1.)Frank is looking for a new sausage system with an installed cost k390, 000.This cost will be depreciated straight-line to zero over the Project's life 5-year life, at the end of which the sausage system can be scraped for k60, 000. The system will save the firm k120, 000 per year in the pre-tax operating costs and the system requires an initial investment in net working capital of k28, 000. if the tax rate is 34% and the discount rate is 10%, what is the NPV of this project?

2.Consider that leads plc is financed by a combination of debt and equity. The book value of equity is 3.5 million and it has 1.5 million shares outstanding.
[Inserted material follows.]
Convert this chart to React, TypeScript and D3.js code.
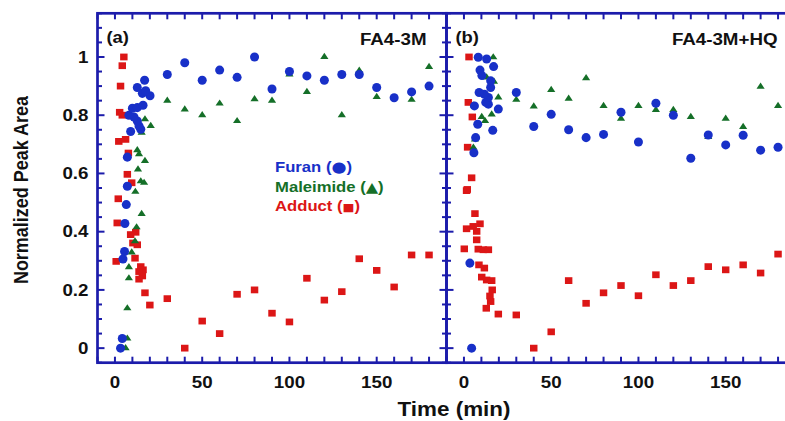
import React from "react";
import * as d3 from "d3";

type P = [number, number];

const furanA: P[] = [[3.2,0.0],[4.2,0.033],[4.6,0.306],[5.5,0.332],[5.7,0.428],[6.5,0.493],[7.1,0.556],[7.1,0.656],[9,0.744],[14.8,0.752],[13.8,0.763],[12.8,0.78],[10.9,0.794],[8,0.8],[10,0.824],[12.8,0.826],[16.1,0.834],[20.1,0.867],[15.7,0.875],[17.6,0.884],[12.8,0.895],[17,0.92],[30,0.94],[40,0.98],[50,0.92],[60,0.955],[70,0.93],[80,1.0],[90,0.89],[100,0.95],[110,0.935],[120,0.92],[130,0.94],[140,0.94],[150,0.895],[160,0.86],[170,0.88],[180,0.9]];
const maleimideA: P[] = [[6.1,0.0],[7.1,0.033],[7.1,0.137],[8,0.24],[8,0.278],[9.6,0.329],[11.5,0.367],[12.4,0.415],[15.3,0.461],[11.7,0.537],[14.8,0.573],[16.7,0.568],[13.2,0.614],[17.2,0.643],[13.8,0.666],[12.8,0.68],[15.3,0.74],[20.5,0.763],[17.2,0.786],[30,0.85],[40,0.82],[50,0.8],[60,0.84],[70,0.78],[80,0.855],[90,0.85],[100,0.94],[110,0.88],[120,1.0],[130,0.8],[140,0.953],[150,0.863],[170,0.853],[180,0.966]];
const adductA: P[] = [[0.7,0.298],[1.3,0.43],[1.9,0.513],[2.2,0.71],[2.7,0.81],[3.2,0.9],[4.2,0.97],[5.1,1.0],[4.2,0.8],[6.1,0.717],[7.7,0.67],[7.1,0.597],[9.6,0.568],[9,0.39],[11.9,0.398],[10.3,0.361],[12.8,0.355],[11.5,0.309],[14.8,0.28],[16.1,0.269],[13.8,0.263],[15.7,0.248],[13.8,0.237],[17.2,0.19],[20,0.148],[30,0.17],[40,0.0],[50,0.093],[60,0.05],[70,0.185],[80,0.2],[90,0.12],[100,0.09],[110,0.24],[120,0.165],[130,0.194],[140,0.307],[150,0.267],[160,0.21],[170,0.32],[180,0.32]];
const furanB: P[] = [[4.4,0.0],[3.4,0.292],[5.7,0.671],[6.7,0.723],[16.5,0.748],[7.9,0.769],[19.7,0.821],[6,0.832],[14,0.838],[12.5,0.844],[14,0.861],[11.7,0.872],[8.7,0.878],[15.3,0.895],[15.3,0.918],[10.3,0.936],[9.2,0.955],[17,0.967],[13,0.993],[8.2,0.999],[30,0.878],[40,0.761],[50,0.803],[60,0.75],[70,0.723],[80,0.734],[90,0.81],[100,0.708],[110,0.841],[120,0.8],[130,0.652],[140,0.732],[150,0.698],[160,0.731],[170,0.68],[180,0.69]];
const maleimideB: P[] = [[5.4,0.689],[6.3,0.717],[10.2,0.794],[12.1,0.78],[15.9,0.803],[5.7,0.834],[19.7,0.861],[13,0.93],[10.2,0.94],[17.2,0.915],[16.8,0.999],[30,0.853],[40,0.83],[50,0.887],[60,0.857],[70,0.927],[80,0.832],[90,0.788],[100,0.832],[110,0.818],[120,0.818],[130,0.794],[140,0.725],[150,0.788],[160,0.76],[170,0.898],[180,0.832]];
const adductB: P[] = [[0.2,0.341],[1.5,0.41],[1.5,0.541],[1.9,0.545],[4.4,0.585],[2.1,0.69],[4.8,0.794],[2.5,0.844],[2.9,1.0],[5.3,0.418],[6.3,0.462],[9.2,0.427],[7.3,0.401],[7.3,0.372],[8.2,0.34],[11.1,0.338],[14,0.338],[8.6,0.286],[11.7,0.275],[10.2,0.244],[13,0.234],[15.9,0.232],[16.2,0.2],[14.9,0.179],[15.3,0.16],[12.8,0.137],[19.7,0.117],[30,0.114],[40,0.0],[50,0.056],[60,0.232],[70,0.154],[80,0.19],[90,0.215],[100,0.18],[110,0.252],[120,0.215],[130,0.232],[140,0.28],[150,0.269],[160,0.286],[170,0.258],[180,0.323]];

const xTickLabels = [0, 50, 100, 150];
const yTickLabels = [0, 0.2, 0.4, 0.6, 0.8, 1];
const panelLabels = ["(a)", "(b)"];
const panelTitles = ["FA4-3M", "FA4-3M+HQ"];
const legendNames = ["Furan", "Maleimide", "Adduct"];
const legendSymbols = ["\u25CF", "\u25B2", "\u25A0"];

const W = 785, H = 421;
const FONT = "'Liberation Sans', Arial, Helvetica, sans-serif";
const SX = 1.15;
const AXIS = "#1c1cab";
const BLUE = "#1830c8";
const GREEN = "#156f28";
const RED = "#dc1616";

const TOP = 13.3, BOTTOM = 362.7;
const y = d3.scaleLinear().domain([-0.05, 1.15]).range([BOTTOM, TOP]);
const xA = d3.scaleLinear().domain([-10, 190]).range([97.5, 446.5]);
const xB = d3.scaleLinear().domain([-10, 190]).range([446.5, 795.5]);

const circlePath = d3.symbol(d3.symbolCircle, 64)()!;
const squarePath = d3.symbol(d3.symbolSquare, 46)()!;
const triPath = d3.symbol(d3.symbolTriangle, 22)()!;

function T(props: { x: number; y: number; children: any; anchor?: string; size: number; fill?: string; rotate?: boolean }) {
  const { x, y: yy, children, anchor = "start", size, fill = "#111", rotate } = props;
  return (
    <text
      transform={`translate(${x},${yy}) scale(${SX},1)${rotate ? " rotate(-90)" : ""}`}
      textAnchor={anchor}
      fontFamily={FONT}
      fontWeight="bold"
      fontSize={size}
      fill={fill}
    >
      {children}
    </text>
  );
}

function Panel({ x, fur, mal, add, idx }: { x: d3.ScaleLinear<number, number>; fur: P[]; mal: P[]; add: P[]; idx: number }) {
  const [x0, x1] = x.range();
  const xt = d3.range(-10, 191, 10);
  const yMinor = d3.range(-0.05, 1.151, 0.05).map((v) => Math.round(v * 100) / 100);
  return (
    <g>
      {add.map((d, i) => (
        <path key={"r" + i} d={squarePath} transform={`translate(${x(d[0])},${y(d[1])}) scale(1.1,1)`} fill={RED} />
      ))}
      {mal.map((d, i) => (
        <path key={"g" + i} d={triPath} transform={`translate(${x(d[0])},${y(d[1])}) scale(1.15,1)`} fill={GREEN} />
      ))}
      {fur.map((d, i) => (
        <path key={"b" + i} d={circlePath} transform={`translate(${x(d[0])},${y(d[1])})`} fill={BLUE} />
      ))}
      {xt.map((t) => (
        <g key={"xt" + t}>
          <line x1={x(t)} x2={x(t)} y1={TOP} y2={TOP + 6} stroke={AXIS} strokeWidth={2} />
          <line x1={x(t)} x2={x(t)} y1={BOTTOM} y2={BOTTOM - 6} stroke={AXIS} strokeWidth={2} />
        </g>
      ))}
      {yMinor.map((v) => {
        const major = Math.abs(Math.round(v * 10) / 10 - v) < 1e-6 && Math.round(v * 10) % 2 === 0;
        const len = major ? 7 : 4.5;
        return idx === 0 ? (
          <line key={"yt" + v} x1={x0} x2={x0 + len} y1={y(v)} y2={y(v)} stroke={AXIS} strokeWidth={2} />
        ) : (
          <line key={"yt" + v} x1={x0 - len} x2={x0 + len} y1={y(v)} y2={y(v)} stroke={AXIS} strokeWidth={2} />
        );
      })}
      <rect x={x0} y={TOP} width={x1 - x0} height={BOTTOM - TOP} fill="none" stroke={AXIS} strokeWidth={2.7} />
      {xTickLabels.map((t) => (
        <T key={"xl" + t} x={x(t)} y={388.3} anchor="middle" size={16.3}>{t}</T>
      ))}
      <T x={x0 + 9} y={42.8} size={16} >{panelLabels[idx]}</T>
      <T x={idx === 0 ? 426.5 : 777.5} y={44.8} anchor="end" size={16.3}>{panelTitles[idx]}</T>
    </g>
  );
}

export default function App() {
  const legendColors = [BLUE, GREEN, RED];
  const legendY = [172, 191.5, 211];
  const symbolSize = [15, 14, 11];
  return (
    <div style={{ position: "fixed", left: 0, top: 0, width: W, height: H, background: "#fff" }}>
      <svg width={W} height={H} viewBox={`0 0 ${W} ${H}`} style={{ display: "block" }}>
        <rect width={W} height={H} fill="#fff" />
        <Panel x={xA} fur={furanA} mal={maleimideA} add={adductA} idx={0} />
        <Panel x={xB} fur={furanB} mal={maleimideB} add={adductB} idx={1} />
        {yTickLabels.map((v) => (
          <T key={"yl" + v} x={88.5} y={y(v) + 5.8} anchor="end" size={16.3}>{v === 0 || v === 1 ? String(v) : v.toFixed(1)}</T>
        ))}
        <T x={28} y={190} anchor="middle" size={18} rotate>Normalized Peak Area</T>
        <T x={454} y={416} anchor="middle" size={19.5}>Time (min)</T>
        {legendNames.map((s, i) => (
          <T key={"lg" + i} x={275} y={legendY[i]} size={14.5} fill={legendColors[i]}>
            {s + " ("}
            <tspan fontFamily="'DejaVu Sans', sans-serif" fontSize={symbolSize[i]}>{legendSymbols[i]}</tspan>
            {")"}
          </T>
        ))}
      </svg>
    </div>
  );
}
Leeds Plc shares current dividend is at 2.6 which grows at 6% forever. The rate of return demanded by its shareholders on equity is 12%. The value of Leeds plc's outstanding debt is 2 million and the cost of debt 8%. There is corporate tax of 40%. You are required to estimate the WACC of leeds plc.

3.the difficulty with capital budgeting is not in deciding whether to use NPV, IRR or any other evaluation technique but in identifying suitable projects and estimating their cash flows. Evaluate this statement. As part of your answer consider:

i.) why NPV and IRR may be preferred to other techniques such as payback and accounting rate of return.

ii.)why NPV is generally preferred to IRR and how NPV may be interpreted.